Solo hizo falta ver a Beth Gibbons aparecer sobre el escenario, agarrarse al micrófono como si fuera a desplomarse en cualquier momento y sonar los primeros compases de «Silence», para que los presentes ayer en el Palacio de los Deportes se dejaran absorber de inmediato por la atmosfera inquietante de Portishead, la banda que puso en el mapa del universo musical (junto a Tricky y Massive Attack) la etiqueta del trip hop.
La «P» gigantesca temblando sobre el escenario fue como la anunciación. La emoción que implicaba verlos por primera vez en Madrid, tras 20 años de carrera, fue tan intensa como la agradable angustia y el dolor que produce escuchar la música del trío de Bristol (que completan el productor y multi-instrumentista Geoff Barrow y el guitarrista Adrian Utley). Siguieron con «Nylon Smile», del último disco publicado hasta la fecha («Third», 2008), antes de cayera el primer clásico, «Mysterons», con ese característico redoble de batería que te sumerge es una especie de sueño narcótico, sobre el que vuela la siempre dulce y frágil voz de Gibbons.

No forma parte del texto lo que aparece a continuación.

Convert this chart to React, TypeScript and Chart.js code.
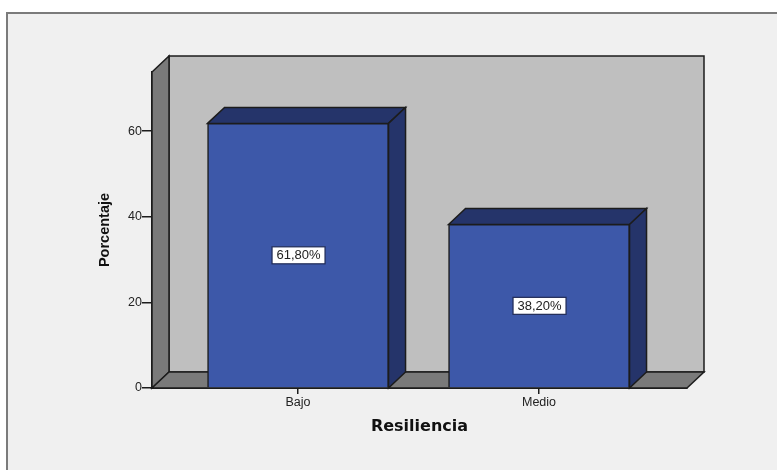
import React, { useEffect, useRef } from "react";
import { Chart, registerables } from "chart.js";

Chart.register(...registerables);

const categories = ["Bajo", "Medio"];
const percentages = [61.8, 38.2];
const valueLabels = ["61,80%", "38,20%"];
const yTicks = [0, 20, 40, 60];

const FONT = "'Liberation Sans', Arial, sans-serif";
const WIDE_FONT = "'DejaVu Sans', Verdana, sans-serif";
const DX = 17;
const DY = 16;
const INK = "#1c1c1c";

function poly(ctx: CanvasRenderingContext2D, pts: number[][], fill: string) {
  ctx.beginPath();
  pts.forEach(([x, y], i) => (i ? ctx.lineTo(x, y) : ctx.moveTo(x, y)));
  ctx.closePath();
  ctx.fillStyle = fill;
  ctx.fill();
  ctx.lineWidth = 1.5;
  ctx.strokeStyle = INK;
  ctx.lineJoin = "miter";
  ctx.stroke();
}

const scene3d = {
  id: "scene3d",
  beforeDraw(chart: any) {
    const { ctx, width, height } = chart;
    ctx.save();
    ctx.fillStyle = "#ffffff";
    ctx.fillRect(0, 0, width, height);
    ctx.fillStyle = "#f0f0f0";
    ctx.fillRect(6, 12, width - 6, height - 12);
    ctx.fillStyle = "#7b7b7b";
    ctx.fillRect(6, 12, width - 6, 2);
    ctx.fillRect(6, 12, 2, height - 12);
    ctx.restore();
  },
  beforeDatasetsDraw(chart: any) {
    const { ctx, chartArea: a } = chart;
    const { left: l, right: r, top: t, bottom: b } = a;
    ctx.save();
    poly(ctx, [[l + DX, t - DY], [r + DX, t - DY], [r + DX, b - DY], [l + DX, b - DY]], "#bfbfbf");
    poly(ctx, [[l, t], [l + DX, t - DY], [l + DX, b - DY], [l, b]], "#7a7a7a");
    poly(ctx, [[l, b], [l + DX, b - DY], [r + DX, b - DY], [r, b]], "#7a7a7a");
    chart.getDatasetMeta(0).data.forEach((bar: any) => {
      const x0 = bar.x - bar.width / 2;
      const x1 = bar.x + bar.width / 2;
      poly(ctx, [[x0, bar.y], [x0 + DX, bar.y - DY], [x1 + DX, bar.y - DY], [x1, bar.y]], "#25346a");
      poly(ctx, [[x1, bar.y], [x1 + DX, bar.y - DY], [x1 + DX, b - DY], [x1, b]], "#25346a");
    });
    ctx.restore();
  },
  afterDatasetsDraw(chart: any) {
    const { ctx } = chart;
    ctx.save();
    ctx.font = `13px ${FONT}`;
    ctx.textAlign = "center";
    ctx.textBaseline = "middle";
    chart.getDatasetMeta(0).data.forEach((bar: any, i: number) => {
      const cy = (bar.y + bar.base) / 2;
      ctx.fillStyle = "#ffffff";
      ctx.strokeStyle = "#1f2a55";
      ctx.lineWidth = 1.2;
      ctx.fillRect(bar.x - 26, cy - 8.5, 53, 17);
      ctx.strokeRect(bar.x - 26, cy - 8.5, 53, 17);
      ctx.fillStyle = "#222222";
      ctx.fillText(valueLabels[i], bar.x + 0.5, cy + 0.5);
    });
    ctx.restore();
  },
};

export default function App() {
  const ref = useRef<HTMLCanvasElement>(null);
  useEffect(() => {
    const chart = new Chart(ref.current!, {
      type: "bar",
      data: {
        datasets: [
          {
            data: percentages.map((y, x) => ({ x, y })),
            backgroundColor: "#3d58a9",
            borderColor: INK,
            borderWidth: 1.5,
            barThickness: 181,
          },
        ],
      },
      plugins: [scene3d],
      options: {
        animation: false,
        responsive: false,
        devicePixelRatio: 1,
        layout: { padding: { left: 0, right: 90, top: 72, bottom: 0 } },
        plugins: { legend: { display: false }, tooltip: { enabled: false } },
        scales: {
          x: {
            type: "linear",
            offset: false,
            min: -0.606,
            max: 1.614,
            afterFit: (s: any) => { s.height = 82; },
            afterBuildTicks: (s: any) => { s.ticks = categories.map((_, value) => ({ value })); },
            grid: { offset: false, drawOnChartArea: false, color: INK, tickLength: 6, lineWidth: 1.5 },
            border: { color: INK, width: 2 },
            ticks: {
              autoSkip: false, maxRotation: 0, padding: 1, color: "#222222",
              font: { family: FONT, size: 12.5 },
              callback: (v: any) => categories[v],
            },
            title: {
              display: true, text: "Resiliencia", color: "#111111",
              font: { family: WIDE_FONT, size: 16, weight: "bold" },
              padding: { top: 0, bottom: 34 },
            },
          },
          y: {
            min: 0,
            max: 73.8,
            afterFit: (s: any) => { s.width = 152; },
            afterBuildTicks: (s: any) => { s.ticks = yTicks.map((value) => ({ value })); },
            grid: { drawOnChartArea: false, color: INK, tickLength: 10, lineWidth: 1.5 },
            border: { color: INK, width: 2 },
            ticks: { padding: 0, color: "#222222", font: { family: FONT, size: 12.5 } },
            title: {
              display: true, text: "Porcentaje", color: "#111111",
              font: { family: FONT, size: 14.5, weight: "bold" },
              padding: { top: 96, bottom: 0 },
            },
          },
        },
      },
    } as any);
    return () => chart.destroy();
  }, []);
  return (
    <canvas
      ref={ref}
      width={777}
      height={470}
      style={{ position: "fixed", left: 0, top: 0, width: 777, height: 470, display: "block" }}
    />
  );
}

Una cosa está clara: en sus conciertos, la prisa mata. Una máxima que se ha convertido en la regla principal de su carrera. Porque, después de «Dummy» (1994) y «Portishead» (1997), el trío de Bristol podría haber publicado todos los discos que le hubiera dado la gana y vendido millones de copias en todo el mundo, pero prefirieron regirse por su propia medida de tiempo, muy parecida a la dulce cadencia de su música. Tres discos en 20 años y un repertorio sin muchos cambios que repasaron ayer con himnos como «Sour Times», la minimalista y preciosa «Wandering stars», «Over» o la sobrecogedora «Glory Box», con todo el auditorio gritándole al techo eso de «dame una razón para amarte». Porque Portishead es una destiladora de dolor, con la delicadeza y sensibilidad suficiente como para dejar al auditorio coger aire de vez en cuando con piezas tan luminosas como «The Rip», una suerte de paréntesis melancólico que levantó a los más de 5.000 asistentes.
Beth Gibbons acabó partiéndose en dos con «Roads», tan frágil como siempre, y ahogando literalmente al público con el primitivo ritmo de «We Carry on», en una suerte de «rave» apocalíptica final. Una hora y media justa de un concierto que no necesitó ser histórico para convertirse en memorable. Una actuación que sonó tanto a pasado, como a presente y futuro… y que llevaba sucediéndose en el subconsciente de los presentes desde hace dos décadas. Dulces sueños.